• **WHAT YOU HAVE TO DO**
Your task is to output the listing word for word, with pictures excluded.
BEGIN DATASET EXCERPT
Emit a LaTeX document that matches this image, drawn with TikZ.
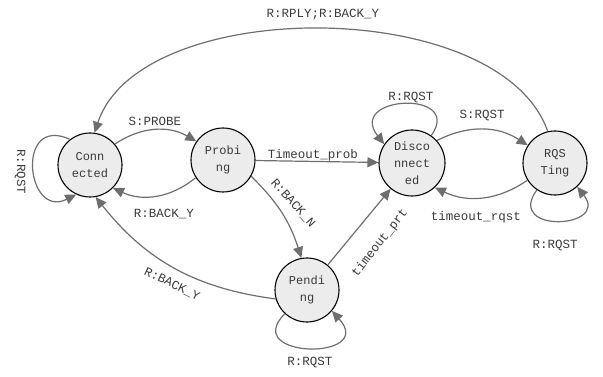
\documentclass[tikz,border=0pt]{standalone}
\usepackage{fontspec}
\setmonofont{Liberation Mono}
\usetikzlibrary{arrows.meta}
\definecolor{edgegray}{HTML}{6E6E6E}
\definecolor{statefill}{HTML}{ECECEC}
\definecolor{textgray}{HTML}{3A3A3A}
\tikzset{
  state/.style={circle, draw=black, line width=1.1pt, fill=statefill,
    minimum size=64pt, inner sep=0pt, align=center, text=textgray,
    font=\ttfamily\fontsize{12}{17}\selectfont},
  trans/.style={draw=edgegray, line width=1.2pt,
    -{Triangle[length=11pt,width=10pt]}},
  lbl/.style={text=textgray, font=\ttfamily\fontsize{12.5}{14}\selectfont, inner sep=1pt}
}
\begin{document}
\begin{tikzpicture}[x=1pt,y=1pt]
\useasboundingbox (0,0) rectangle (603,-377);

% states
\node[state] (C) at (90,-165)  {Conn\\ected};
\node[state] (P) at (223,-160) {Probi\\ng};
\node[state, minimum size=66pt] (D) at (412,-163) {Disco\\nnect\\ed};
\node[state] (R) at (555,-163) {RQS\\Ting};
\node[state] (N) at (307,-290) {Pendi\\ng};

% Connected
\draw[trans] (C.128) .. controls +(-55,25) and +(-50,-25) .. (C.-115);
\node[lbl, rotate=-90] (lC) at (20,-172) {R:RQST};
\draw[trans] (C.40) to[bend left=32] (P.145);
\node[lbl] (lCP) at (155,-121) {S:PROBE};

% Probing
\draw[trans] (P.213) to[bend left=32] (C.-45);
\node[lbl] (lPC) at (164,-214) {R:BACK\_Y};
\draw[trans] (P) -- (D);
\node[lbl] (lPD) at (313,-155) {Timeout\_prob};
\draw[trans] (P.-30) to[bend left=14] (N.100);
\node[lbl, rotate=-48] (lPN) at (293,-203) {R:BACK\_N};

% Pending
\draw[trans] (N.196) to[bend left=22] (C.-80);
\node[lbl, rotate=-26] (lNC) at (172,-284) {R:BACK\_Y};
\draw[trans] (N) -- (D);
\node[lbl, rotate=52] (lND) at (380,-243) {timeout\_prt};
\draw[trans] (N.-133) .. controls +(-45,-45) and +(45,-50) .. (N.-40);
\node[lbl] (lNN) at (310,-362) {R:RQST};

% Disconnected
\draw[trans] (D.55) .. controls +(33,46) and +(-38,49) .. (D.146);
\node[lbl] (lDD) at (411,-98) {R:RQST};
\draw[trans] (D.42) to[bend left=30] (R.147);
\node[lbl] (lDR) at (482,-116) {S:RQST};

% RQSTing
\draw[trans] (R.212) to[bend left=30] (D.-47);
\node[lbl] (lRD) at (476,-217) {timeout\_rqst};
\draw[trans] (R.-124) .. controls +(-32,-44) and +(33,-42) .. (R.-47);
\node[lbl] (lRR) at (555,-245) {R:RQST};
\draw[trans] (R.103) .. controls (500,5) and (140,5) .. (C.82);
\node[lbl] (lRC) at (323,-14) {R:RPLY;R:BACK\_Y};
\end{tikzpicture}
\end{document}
END DATASET EXCERPT
• **THE RESPONSE**
Emit a LaTeX document that matches this image, drawn with TikZ.
\documentclass[tikz,border=0pt]{standalone}
\usepackage{fontspec}
\setmonofont{Liberation Mono}
\usetikzlibrary{arrows.meta}
\definecolor{edgegray}{HTML}{6E6E6E}
\definecolor{statefill}{HTML}{ECECEC}
\definecolor{textgray}{HTML}{3A3A3A}
\tikzset{
  state/.style={circle, draw=black, line width=1.1pt, fill=statefill,
    minimum size=64pt, inner sep=0pt, align=center, text=textgray,
    font=\ttfamily\fontsize{12}{17}\selectfont},
  trans/.style={draw=edgegray, line width=1.2pt,
    -{Triangle[length=11pt,width=10pt]}},
  lbl/.style={text=textgray, font=\ttfamily\fontsize{12.5}{14}\selectfont, inner sep=1pt}
}
\begin{document}
\begin{tikzpicture}[x=1pt,y=1pt]
\useasboundingbox (0,0) rectangle (603,-377);

% states
\node[state] (C) at (90,-165)  {Conn\\ected};
\node[state] (P) at (223,-160) {Probi\\ng};
\node[state, minimum size=66pt] (D) at (412,-163) {Disco\\nnect\\ed};
\node[state] (R) at (555,-163) {RQS\\Ting};
\node[state] (N) at (307,-290) {Pendi\\ng};

% Connected
\draw[trans] (C.128) .. controls +(-55,25) and +(-50,-25) .. (C.-115);
\node[lbl, rotate=-90] (lC) at (20,-172) {R:RQST};
\draw[trans] (C.40) to[bend left=32] (P.145);
\node[lbl] (lCP) at (155,-121) {S:PROBE};

% Probing
\draw[trans] (P.213) to[bend left=32] (C.-45);
\node[lbl] (lPC) at (164,-214) {R:BACK\_Y};
\draw[trans] (P) -- (D);
\node[lbl] (lPD) at (313,-155) {Timeout\_prob};
\draw[trans] (P.-30) to[bend left=14] (N.100);
\node[lbl, rotate=-48] (lPN) at (293,-203) {R:BACK\_N};

% Pending
\draw[trans] (N.196) to[bend left=22] (C.-80);
\node[lbl, rotate=-26] (lNC) at (172,-284) {R:BACK\_Y};
\draw[trans] (N) -- (D);
\node[lbl, rotate=52] (lND) at (380,-243) {timeout\_prt};
\draw[trans] (N.-133) .. controls +(-45,-45) and +(45,-50) .. (N.-40);
\node[lbl] (lNN) at (310,-362) {R:RQST};

% Disconnected
\draw[trans] (D.55) .. controls +(33,46) and +(-38,49) .. (D.146);
\node[lbl] (lDD) at (411,-98) {R:RQST};
\draw[trans] (D.42) to[bend left=30] (R.147);
\node[lbl] (lDR) at (482,-116) {S:RQST};

% RQSTing
\draw[trans] (R.212) to[bend left=30] (D.-47);
\node[lbl] (lRD) at (476,-217) {timeout\_rqst};
\draw[trans] (R.-124) .. controls +(-32,-44) and +(33,-42) .. (R.-47);
\node[lbl] (lRR) at (555,-245) {R:RQST};
\draw[trans] (R.103) .. controls (500,5) and (140,5) .. (C.82);
\node[lbl] (lRC) at (323,-14) {R:RPLY;R:BACK\_Y};
\end{tikzpicture}
\end{document}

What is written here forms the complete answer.